After running through a jungle area I encountered by first enemies. Tiny, dwarf things that ran around shouting comments that even a five year old would cringe at. Still, all is fair in love and war so I pulled out my gun and pulled the trigger. My gun, what initially appeared to be a machine gun, may as well have been a super soaker full of piss. Flimsy little thing, it spat out bullets and laid waste to the creature in front of me in a way that was as exciting as an episode of the antiques road show. Again, this may seem like a minor complaint but the gun looked so conventional that the mere fact that it gave no satisfaction to fire whatsoever meant that it basically added insult to injury in doing so. In a desperate attempt to gain some enjoyment out of what I presumed was going to be my major pastime throughout the course of the game, I scrounged the corpses for some alien weaponry. Instead of some kind of devastating corpse creator, I picked up something clearly made my Tomy. It was purple, with bits of green taped on. Upon pulling the trigger it fired… green laser… balls. I put my head into my hands and sighed. Did they seriously think this work? Did they shred the big book of videogame clichés and mash it up into a game disc? Still. Like the brave little trooper I am, I carried on.

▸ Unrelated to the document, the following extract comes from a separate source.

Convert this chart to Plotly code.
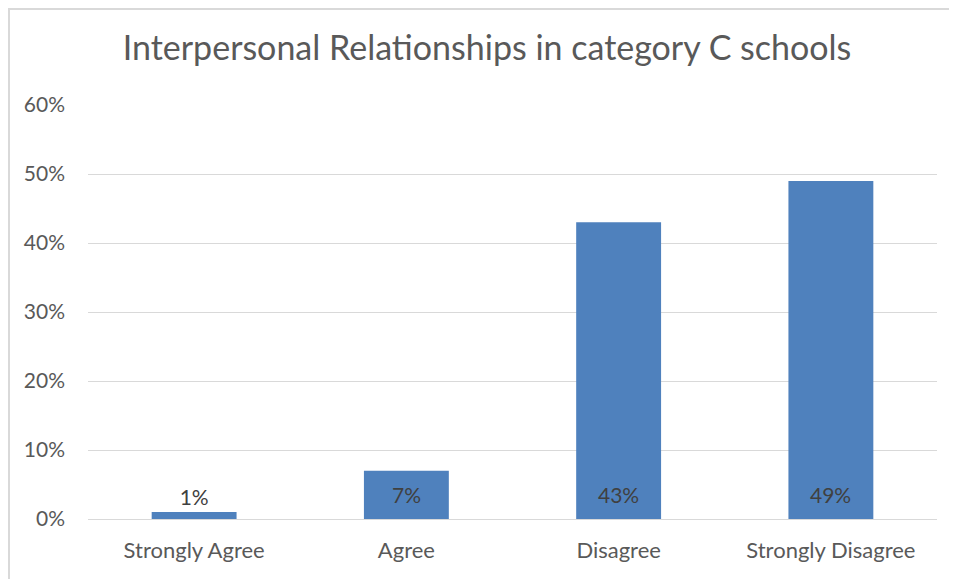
import plotly.graph_objects as go

categories = ["Strongly Agree", "Agree", "Disagree", "Strongly Disagree"]
values = [0.01, 0.07, 0.43, 0.49]
label_inside = [False, True, True, True]
y_ticks = [0, 0.1, 0.2, 0.3, 0.4, 0.5, 0.6]

FONT = "Lato, 'Open Sans', sans-serif"
LABEL_FONT = dict(size=21, color="#404040", family=FONT)

fig = go.Figure(go.Bar(
    x=categories, y=values,
    marker=dict(color="#4F81BD", line=dict(width=0)),
    texttemplate=["" if inside else "%{y:.0%}" for inside in label_inside],
    textposition="outside",
    textangle=0,
    outsidetextfont=LABEL_FONT,
    constraintext="none",
    cliponaxis=False,
    width=0.4,
))

# labels at the inside base of the bars
annotations = [
    dict(x=c, y=0, xref="x", yref="y", text=f"{v:.0%}", showarrow=False,
         yanchor="bottom", yshift=10, font=LABEL_FONT)
    for c, v, inside in zip(categories, values, label_inside) if inside
]

L, R, T, B = 80, 28, 97, 68
PW, PH = 957 - L - R, 579 - T - B

fig.update_layout(
    width=957, height=579,
    margin=dict(l=L, r=R, t=T, b=B),
    paper_bgcolor="white", plot_bgcolor="white",
    font=dict(family=FONT, color="#595959", size=21),
    title=dict(text="Interpersonal Relationships in category C schools",
               x=479/957, xanchor="center", y=1-40/579, yanchor="middle",
               font=dict(size=34, color="#595959", family=FONT)),
    showlegend=False,
    xaxis=dict(showgrid=False, showline=False, ticks="", ticklabelstandoff=16,
               tickfont=dict(size=22, color="#595959")),
    yaxis=dict(range=[0, 0.6], tickvals=y_ticks, tickformat=".0%",
               showgrid=True, gridcolor="#D9D9D9", gridwidth=1,
               zeroline=True, zerolinecolor="#D9D9D9", zerolinewidth=1,
               showline=False, ticks="", ticklabelstandoff=22,
               tickfont=dict(size=21, color="#595959")),
    annotations=annotations,
    shapes=[dict(type="rect", xref="paper", yref="paper",
                 x0=(1 - L) / PW, x1=1.2, y0=-0.5, y1=1 + (T - 1) / PH,
                 line=dict(color="#D9D9D9", width=2), fillcolor="rgba(0,0,0,0)")],
)

fig.write_html("out.html")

What followed was ten levels of shooting, terrible level design, unoriginal enemies (Shoot this one in the back, this ones slightly tougher than that one, this ones a token undead enemy, etc.) and really uninspired driving sections. Even the locations were dull and failed to make me take any interest in their importance whatsoever. PSS was a boring, sloppy and uneventful game that has failed to impress me one little bit. As an FPS it’s boring. As a Game, it’s completely dull.

Oh, and that Multiplayer my friend was talking about? It consists of super soakering your enemies until they get close enough to you, then you melee them so they die. That’s how you play it. Seriously.